◆ Recorded data:

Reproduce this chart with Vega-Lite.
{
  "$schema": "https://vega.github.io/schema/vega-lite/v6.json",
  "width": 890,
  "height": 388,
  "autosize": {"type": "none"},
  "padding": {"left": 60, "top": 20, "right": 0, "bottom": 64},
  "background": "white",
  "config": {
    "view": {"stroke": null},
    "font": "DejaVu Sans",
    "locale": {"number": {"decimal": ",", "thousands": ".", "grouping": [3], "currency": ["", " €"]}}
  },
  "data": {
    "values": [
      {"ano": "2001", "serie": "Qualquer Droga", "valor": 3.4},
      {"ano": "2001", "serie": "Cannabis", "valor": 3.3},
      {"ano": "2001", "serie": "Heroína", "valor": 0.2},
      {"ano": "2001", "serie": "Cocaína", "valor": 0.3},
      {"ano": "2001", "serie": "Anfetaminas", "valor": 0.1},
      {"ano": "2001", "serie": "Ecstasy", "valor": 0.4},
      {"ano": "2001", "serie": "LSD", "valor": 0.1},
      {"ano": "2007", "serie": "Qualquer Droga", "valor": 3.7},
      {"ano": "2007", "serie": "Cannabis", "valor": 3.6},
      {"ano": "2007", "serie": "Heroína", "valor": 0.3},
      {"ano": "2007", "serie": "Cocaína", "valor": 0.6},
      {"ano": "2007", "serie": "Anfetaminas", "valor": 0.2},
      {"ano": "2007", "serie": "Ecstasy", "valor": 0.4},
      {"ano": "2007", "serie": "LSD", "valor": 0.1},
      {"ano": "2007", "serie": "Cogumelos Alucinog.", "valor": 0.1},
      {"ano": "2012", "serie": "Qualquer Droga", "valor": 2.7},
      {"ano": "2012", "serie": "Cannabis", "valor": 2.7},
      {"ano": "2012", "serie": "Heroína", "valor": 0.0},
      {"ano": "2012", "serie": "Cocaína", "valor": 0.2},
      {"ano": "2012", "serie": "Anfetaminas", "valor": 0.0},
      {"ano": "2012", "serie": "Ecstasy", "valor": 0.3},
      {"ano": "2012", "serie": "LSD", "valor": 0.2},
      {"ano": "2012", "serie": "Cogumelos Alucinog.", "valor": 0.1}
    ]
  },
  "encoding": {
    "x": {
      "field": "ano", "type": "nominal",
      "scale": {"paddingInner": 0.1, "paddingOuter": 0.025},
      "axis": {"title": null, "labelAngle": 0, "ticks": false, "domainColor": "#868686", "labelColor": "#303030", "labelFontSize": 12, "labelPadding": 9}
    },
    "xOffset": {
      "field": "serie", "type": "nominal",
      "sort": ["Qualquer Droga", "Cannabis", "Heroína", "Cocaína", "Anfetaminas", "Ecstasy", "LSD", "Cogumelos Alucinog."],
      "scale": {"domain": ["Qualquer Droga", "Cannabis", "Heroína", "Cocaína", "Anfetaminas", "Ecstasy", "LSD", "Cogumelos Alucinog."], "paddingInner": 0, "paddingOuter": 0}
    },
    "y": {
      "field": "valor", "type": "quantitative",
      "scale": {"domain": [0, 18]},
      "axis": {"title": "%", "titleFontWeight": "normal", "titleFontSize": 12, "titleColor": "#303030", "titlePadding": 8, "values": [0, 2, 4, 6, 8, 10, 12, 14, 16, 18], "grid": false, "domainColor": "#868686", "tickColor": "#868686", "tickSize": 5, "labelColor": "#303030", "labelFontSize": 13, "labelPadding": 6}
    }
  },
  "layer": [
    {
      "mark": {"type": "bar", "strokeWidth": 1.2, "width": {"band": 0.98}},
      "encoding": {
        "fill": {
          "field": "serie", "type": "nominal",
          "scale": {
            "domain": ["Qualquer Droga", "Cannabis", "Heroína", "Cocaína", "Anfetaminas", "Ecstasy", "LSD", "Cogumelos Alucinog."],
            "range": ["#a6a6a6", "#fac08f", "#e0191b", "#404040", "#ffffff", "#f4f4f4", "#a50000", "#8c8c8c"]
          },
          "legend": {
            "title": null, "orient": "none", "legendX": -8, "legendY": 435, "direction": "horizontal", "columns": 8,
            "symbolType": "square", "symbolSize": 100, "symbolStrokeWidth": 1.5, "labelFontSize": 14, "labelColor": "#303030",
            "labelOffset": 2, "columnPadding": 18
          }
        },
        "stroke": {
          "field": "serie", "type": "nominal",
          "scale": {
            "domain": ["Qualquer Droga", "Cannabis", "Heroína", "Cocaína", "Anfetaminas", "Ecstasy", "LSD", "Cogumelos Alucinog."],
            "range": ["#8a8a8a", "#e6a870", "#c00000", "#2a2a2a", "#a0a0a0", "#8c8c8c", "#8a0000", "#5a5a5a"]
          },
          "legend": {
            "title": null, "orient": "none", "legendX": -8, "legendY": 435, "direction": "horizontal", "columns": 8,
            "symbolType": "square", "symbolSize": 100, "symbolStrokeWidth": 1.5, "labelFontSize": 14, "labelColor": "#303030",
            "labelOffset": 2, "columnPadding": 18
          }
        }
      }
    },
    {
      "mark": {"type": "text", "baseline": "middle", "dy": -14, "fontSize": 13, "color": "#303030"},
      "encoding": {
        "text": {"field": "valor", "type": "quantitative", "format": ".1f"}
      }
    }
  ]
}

◆ Requirement: Copy out the whole listing exactly.

◆ Expected output:
Reproduce this chart with Vega-Lite.
{
  "$schema": "https://vega.github.io/schema/vega-lite/v6.json",
  "width": 890,
  "height": 388,
  "autosize": {"type": "none"},
  "padding": {"left": 60, "top": 20, "right": 0, "bottom": 64},
  "background": "white",
  "config": {
    "view": {"stroke": null},
    "font": "DejaVu Sans",
    "locale": {"number": {"decimal": ",", "thousands": ".", "grouping": [3], "currency": ["", " €"]}}
  },
  "data": {
    "values": [
      {"ano": "2001", "serie": "Qualquer Droga", "valor": 3.4},
      {"ano": "2001", "serie": "Cannabis", "valor": 3.3},
      {"ano": "2001", "serie": "Heroína", "valor": 0.2},
      {"ano": "2001", "serie": "Cocaína", "valor": 0.3},
      {"ano": "2001", "serie": "Anfetaminas", "valor": 0.1},
      {"ano": "2001", "serie": "Ecstasy", "valor": 0.4},
      {"ano": "2001", "serie": "LSD", "valor": 0.1},
      {"ano": "2007", "serie": "Qualquer Droga", "valor": 3.7},
      {"ano": "2007", "serie": "Cannabis", "valor": 3.6},
      {"ano": "2007", "serie": "Heroína", "valor": 0.3},
      {"ano": "2007", "serie": "Cocaína", "valor": 0.6},
      {"ano": "2007", "serie": "Anfetaminas", "valor": 0.2},
      {"ano": "2007", "serie": "Ecstasy", "valor": 0.4},
      {"ano": "2007", "serie": "LSD", "valor": 0.1},
      {"ano": "2007", "serie": "Cogumelos Alucinog.", "valor": 0.1},
      {"ano": "2012", "serie": "Qualquer Droga", "valor": 2.7},
      {"ano": "2012", "serie": "Cannabis", "valor": 2.7},
      {"ano": "2012", "serie": "Heroína", "valor": 0.0},
      {"ano": "2012", "serie": "Cocaína", "valor": 0.2},
      {"ano": "2012", "serie": "Anfetaminas", "valor": 0.0},
      {"ano": "2012", "serie": "Ecstasy", "valor": 0.3},
      {"ano": "2012", "serie": "LSD", "valor": 0.2},
      {"ano": "2012", "serie": "Cogumelos Alucinog.", "valor": 0.1}
    ]
  },
  "encoding": {
    "x": {
      "field": "ano", "type": "nominal",
      "scale": {"paddingInner": 0.1, "paddingOuter": 0.025},
      "axis": {"title": null, "labelAngle": 0, "ticks": false, "domainColor": "#868686", "labelColor": "#303030", "labelFontSize": 12, "labelPadding": 9}
    },
    "xOffset": {
      "field": "serie", "type": "nominal",
      "sort": ["Qualquer Droga", "Cannabis", "Heroína", "Cocaína", "Anfetaminas", "Ecstasy", "LSD", "Cogumelos Alucinog."],
      "scale": {"domain": ["Qualquer Droga", "Cannabis", "Heroína", "Cocaína", "Anfetaminas", "Ecstasy", "LSD", "Cogumelos Alucinog."], "paddingInner": 0, "paddingOuter": 0}
    },
    "y": {
      "field": "valor", "type": "quantitative",
      "scale": {"domain": [0, 18]},
      "axis": {"title": "%", "titleFontWeight": "normal", "titleFontSize": 12, "titleColor": "#303030", "titlePadding": 8, "values": [0, 2, 4, 6, 8, 10, 12, 14, 16, 18], "grid": false, "domainColor": "#868686", "tickColor": "#868686", "tickSize": 5, "labelColor": "#303030", "labelFontSize": 13, "labelPadding": 6}
    }
  },
  "layer": [
    {
      "mark": {"type": "bar", "strokeWidth": 1.2, "width": {"band": 0.98}},
      "encoding": {
        "fill": {
          "field": "serie", "type": "nominal",
          "scale": {
            "domain": ["Qualquer Droga", "Cannabis", "Heroína", "Cocaína", "Anfetaminas", "Ecstasy", "LSD", "Cogumelos Alucinog."],
            "range": ["#a6a6a6", "#fac08f", "#e0191b", "#404040", "#ffffff", "#f4f4f4", "#a50000", "#8c8c8c"]
          },
          "legend": {
            "title": null, "orient": "none", "legendX": -8, "legendY": 435, "direction": "horizontal", "columns": 8,
            "symbolType": "square", "symbolSize": 100, "symbolStrokeWidth": 1.5, "labelFontSize": 14, "labelColor": "#303030",
            "labelOffset": 2, "columnPadding": 18
          }
        },
        "stroke": {
          "field": "serie", "type": "nominal",
          "scale": {
            "domain": ["Qualquer Droga", "Cannabis", "Heroína", "Cocaína", "Anfetaminas", "Ecstasy", "LSD", "Cogumelos Alucinog."],
            "range": ["#8a8a8a", "#e6a870", "#c00000", "#2a2a2a", "#a0a0a0", "#8c8c8c", "#8a0000", "#5a5a5a"]
          },
          "legend": {
            "title": null, "orient": "none", "legendX": -8, "legendY": 435, "direction": "horizontal", "columns": 8,
            "symbolType": "square", "symbolSize": 100, "symbolStrokeWidth": 1.5, "labelFontSize": 14, "labelColor": "#303030",
            "labelOffset": 2, "columnPadding": 18
          }
        }
      }
    },
    {
      "mark": {"type": "text", "baseline": "middle", "dy": -14, "fontSize": 13, "color": "#303030"},
      "encoding": {
        "text": {"field": "valor", "type": "quantitative", "format": ".1f"}
      }
    }
  ]
}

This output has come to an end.